>> start AVAILABLE DATA

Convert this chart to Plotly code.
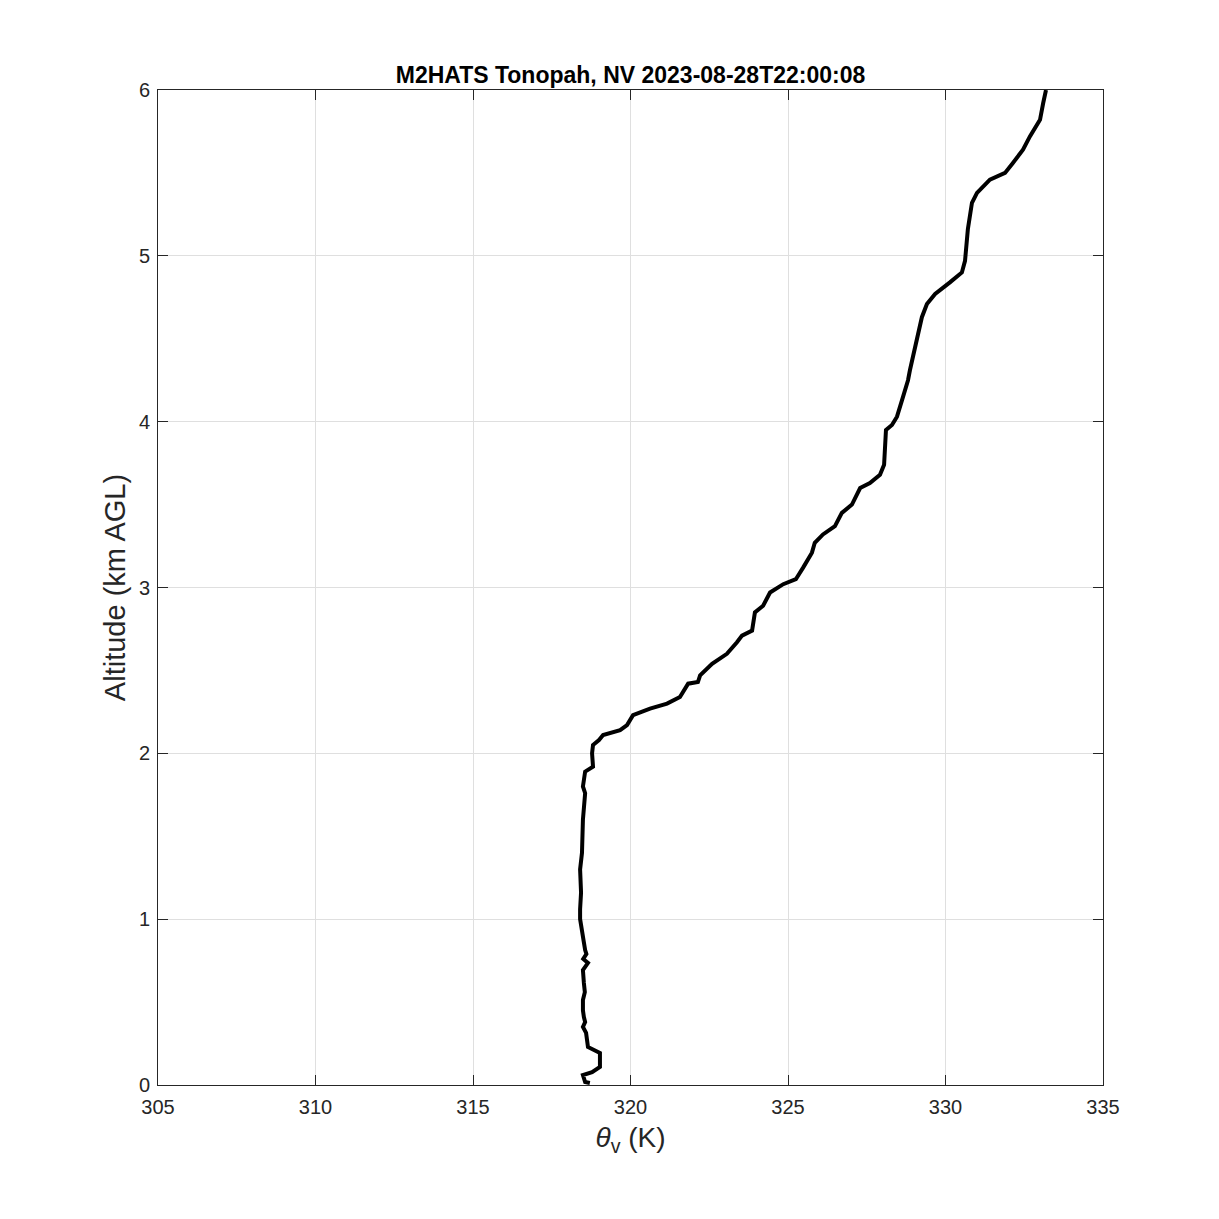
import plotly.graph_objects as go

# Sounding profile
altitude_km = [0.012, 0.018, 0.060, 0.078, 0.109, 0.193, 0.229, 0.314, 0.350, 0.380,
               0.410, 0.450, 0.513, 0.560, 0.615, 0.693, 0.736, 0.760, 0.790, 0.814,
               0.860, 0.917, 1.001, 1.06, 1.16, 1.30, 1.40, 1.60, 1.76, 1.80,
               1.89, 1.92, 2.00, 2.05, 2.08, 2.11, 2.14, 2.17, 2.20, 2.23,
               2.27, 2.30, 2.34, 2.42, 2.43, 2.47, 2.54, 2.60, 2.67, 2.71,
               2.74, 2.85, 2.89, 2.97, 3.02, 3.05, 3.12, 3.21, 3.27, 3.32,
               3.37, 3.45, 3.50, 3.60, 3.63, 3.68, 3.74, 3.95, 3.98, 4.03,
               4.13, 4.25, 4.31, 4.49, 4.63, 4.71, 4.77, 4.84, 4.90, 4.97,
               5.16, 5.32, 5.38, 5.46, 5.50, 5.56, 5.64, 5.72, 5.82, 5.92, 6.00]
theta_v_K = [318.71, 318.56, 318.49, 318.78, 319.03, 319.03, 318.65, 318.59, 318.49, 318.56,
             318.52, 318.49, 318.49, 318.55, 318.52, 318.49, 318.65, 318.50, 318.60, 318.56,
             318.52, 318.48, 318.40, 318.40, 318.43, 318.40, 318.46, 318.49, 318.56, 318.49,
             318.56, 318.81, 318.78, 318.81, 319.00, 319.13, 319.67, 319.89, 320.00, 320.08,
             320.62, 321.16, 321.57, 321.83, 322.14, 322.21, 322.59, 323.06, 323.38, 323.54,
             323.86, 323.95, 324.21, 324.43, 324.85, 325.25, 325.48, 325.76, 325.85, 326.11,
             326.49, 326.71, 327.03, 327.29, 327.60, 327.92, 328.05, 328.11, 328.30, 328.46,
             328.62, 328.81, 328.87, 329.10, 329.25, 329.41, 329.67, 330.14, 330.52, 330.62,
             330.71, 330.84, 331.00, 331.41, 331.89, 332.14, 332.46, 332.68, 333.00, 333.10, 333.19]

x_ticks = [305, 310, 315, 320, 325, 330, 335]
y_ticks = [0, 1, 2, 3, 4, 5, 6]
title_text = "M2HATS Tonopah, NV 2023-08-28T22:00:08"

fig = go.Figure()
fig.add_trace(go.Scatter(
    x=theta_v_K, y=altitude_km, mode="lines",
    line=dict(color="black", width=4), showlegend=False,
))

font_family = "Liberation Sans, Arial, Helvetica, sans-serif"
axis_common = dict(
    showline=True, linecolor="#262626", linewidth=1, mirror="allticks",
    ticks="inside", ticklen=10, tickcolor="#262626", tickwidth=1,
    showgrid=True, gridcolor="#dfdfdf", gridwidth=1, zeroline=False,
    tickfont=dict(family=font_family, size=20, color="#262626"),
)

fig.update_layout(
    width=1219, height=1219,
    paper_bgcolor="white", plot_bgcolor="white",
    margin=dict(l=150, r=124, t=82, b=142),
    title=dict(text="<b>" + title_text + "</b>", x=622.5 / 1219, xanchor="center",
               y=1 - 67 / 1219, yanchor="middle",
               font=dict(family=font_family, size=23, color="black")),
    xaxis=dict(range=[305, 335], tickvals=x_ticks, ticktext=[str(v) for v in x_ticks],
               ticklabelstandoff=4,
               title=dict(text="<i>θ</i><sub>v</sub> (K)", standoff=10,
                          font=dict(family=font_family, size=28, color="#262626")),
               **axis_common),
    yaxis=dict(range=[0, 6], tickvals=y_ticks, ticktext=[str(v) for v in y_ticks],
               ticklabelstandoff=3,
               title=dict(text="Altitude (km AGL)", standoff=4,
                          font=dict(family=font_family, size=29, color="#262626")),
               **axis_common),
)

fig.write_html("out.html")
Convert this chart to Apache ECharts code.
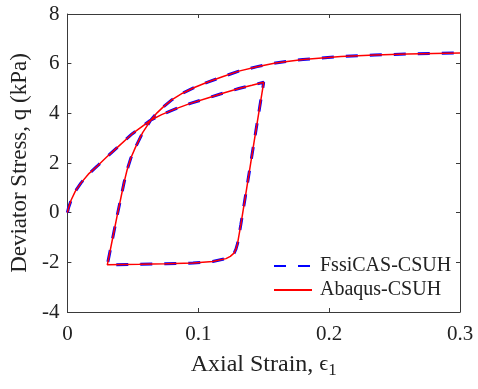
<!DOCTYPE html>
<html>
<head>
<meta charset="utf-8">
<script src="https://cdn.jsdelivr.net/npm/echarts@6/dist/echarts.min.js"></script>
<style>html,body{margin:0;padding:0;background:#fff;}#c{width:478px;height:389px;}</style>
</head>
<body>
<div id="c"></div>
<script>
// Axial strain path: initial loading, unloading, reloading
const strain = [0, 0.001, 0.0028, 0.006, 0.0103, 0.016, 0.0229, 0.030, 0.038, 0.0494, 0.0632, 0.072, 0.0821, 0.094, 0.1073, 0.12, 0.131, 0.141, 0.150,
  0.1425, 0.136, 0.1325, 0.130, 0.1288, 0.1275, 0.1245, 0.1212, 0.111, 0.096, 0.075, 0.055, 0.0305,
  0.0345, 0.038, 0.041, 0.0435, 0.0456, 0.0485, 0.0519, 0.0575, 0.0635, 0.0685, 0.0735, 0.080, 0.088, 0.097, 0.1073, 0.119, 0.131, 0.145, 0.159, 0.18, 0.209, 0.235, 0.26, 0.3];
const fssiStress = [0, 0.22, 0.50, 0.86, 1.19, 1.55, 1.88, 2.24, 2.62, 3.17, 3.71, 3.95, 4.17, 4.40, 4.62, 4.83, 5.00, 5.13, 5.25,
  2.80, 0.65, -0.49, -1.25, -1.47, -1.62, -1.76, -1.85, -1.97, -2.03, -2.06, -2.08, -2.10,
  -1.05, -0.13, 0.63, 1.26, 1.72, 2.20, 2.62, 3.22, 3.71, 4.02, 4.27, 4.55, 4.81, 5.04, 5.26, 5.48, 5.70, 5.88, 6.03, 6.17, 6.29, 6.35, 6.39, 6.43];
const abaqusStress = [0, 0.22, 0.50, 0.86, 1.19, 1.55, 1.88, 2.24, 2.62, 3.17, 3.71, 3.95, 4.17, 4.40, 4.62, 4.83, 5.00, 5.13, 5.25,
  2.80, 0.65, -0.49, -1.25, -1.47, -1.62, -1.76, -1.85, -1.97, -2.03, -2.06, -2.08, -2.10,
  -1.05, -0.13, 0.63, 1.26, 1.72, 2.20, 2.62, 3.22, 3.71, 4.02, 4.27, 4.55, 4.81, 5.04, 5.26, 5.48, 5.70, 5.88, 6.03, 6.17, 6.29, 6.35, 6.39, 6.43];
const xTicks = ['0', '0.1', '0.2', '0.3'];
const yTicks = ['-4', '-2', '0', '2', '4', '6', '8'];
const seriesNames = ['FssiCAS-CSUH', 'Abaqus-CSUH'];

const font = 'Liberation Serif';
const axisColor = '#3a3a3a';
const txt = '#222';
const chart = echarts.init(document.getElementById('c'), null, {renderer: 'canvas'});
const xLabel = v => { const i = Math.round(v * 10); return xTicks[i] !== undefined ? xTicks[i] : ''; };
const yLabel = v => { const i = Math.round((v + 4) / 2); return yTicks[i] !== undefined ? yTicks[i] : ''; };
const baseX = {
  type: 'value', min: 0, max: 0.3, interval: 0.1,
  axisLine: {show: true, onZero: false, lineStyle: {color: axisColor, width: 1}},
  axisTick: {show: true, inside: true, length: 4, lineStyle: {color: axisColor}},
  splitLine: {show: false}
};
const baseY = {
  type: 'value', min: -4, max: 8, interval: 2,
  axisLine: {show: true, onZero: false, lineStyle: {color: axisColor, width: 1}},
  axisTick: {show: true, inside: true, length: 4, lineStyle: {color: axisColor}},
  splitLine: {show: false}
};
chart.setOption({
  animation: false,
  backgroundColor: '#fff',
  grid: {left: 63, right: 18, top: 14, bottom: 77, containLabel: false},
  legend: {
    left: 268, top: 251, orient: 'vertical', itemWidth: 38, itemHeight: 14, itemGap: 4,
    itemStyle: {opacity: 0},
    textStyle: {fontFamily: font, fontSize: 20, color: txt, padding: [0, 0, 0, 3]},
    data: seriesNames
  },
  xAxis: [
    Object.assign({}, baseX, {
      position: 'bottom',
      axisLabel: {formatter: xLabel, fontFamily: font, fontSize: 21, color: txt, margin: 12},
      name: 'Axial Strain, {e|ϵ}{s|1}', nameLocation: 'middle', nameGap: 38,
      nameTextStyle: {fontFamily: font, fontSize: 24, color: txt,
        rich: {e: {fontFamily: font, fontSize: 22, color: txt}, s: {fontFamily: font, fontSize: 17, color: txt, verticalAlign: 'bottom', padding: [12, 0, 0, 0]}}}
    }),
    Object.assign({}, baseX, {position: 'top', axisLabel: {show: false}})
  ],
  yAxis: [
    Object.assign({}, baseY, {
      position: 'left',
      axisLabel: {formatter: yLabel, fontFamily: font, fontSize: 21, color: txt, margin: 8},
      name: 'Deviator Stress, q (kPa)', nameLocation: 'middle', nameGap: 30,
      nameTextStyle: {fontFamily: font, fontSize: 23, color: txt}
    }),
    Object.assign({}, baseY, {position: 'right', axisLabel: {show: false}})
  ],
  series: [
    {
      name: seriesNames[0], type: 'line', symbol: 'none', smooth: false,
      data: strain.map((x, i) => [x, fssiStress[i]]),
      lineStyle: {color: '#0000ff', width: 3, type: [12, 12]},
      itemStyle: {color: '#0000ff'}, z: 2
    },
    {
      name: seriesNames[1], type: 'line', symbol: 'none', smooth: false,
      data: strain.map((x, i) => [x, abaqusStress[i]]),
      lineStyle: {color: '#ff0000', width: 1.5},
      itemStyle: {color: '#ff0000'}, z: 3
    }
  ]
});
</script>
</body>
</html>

>> end AVAILABLE DATA

> [EXERCISE]: Give again, word for word, every line from the top of the data above to the line holding "import plotly.graph_objects as go", inclusive, with the pictures left out.

> [FINAL RESULT]:
Convert this chart to Plotly code.
import plotly.graph_objects as go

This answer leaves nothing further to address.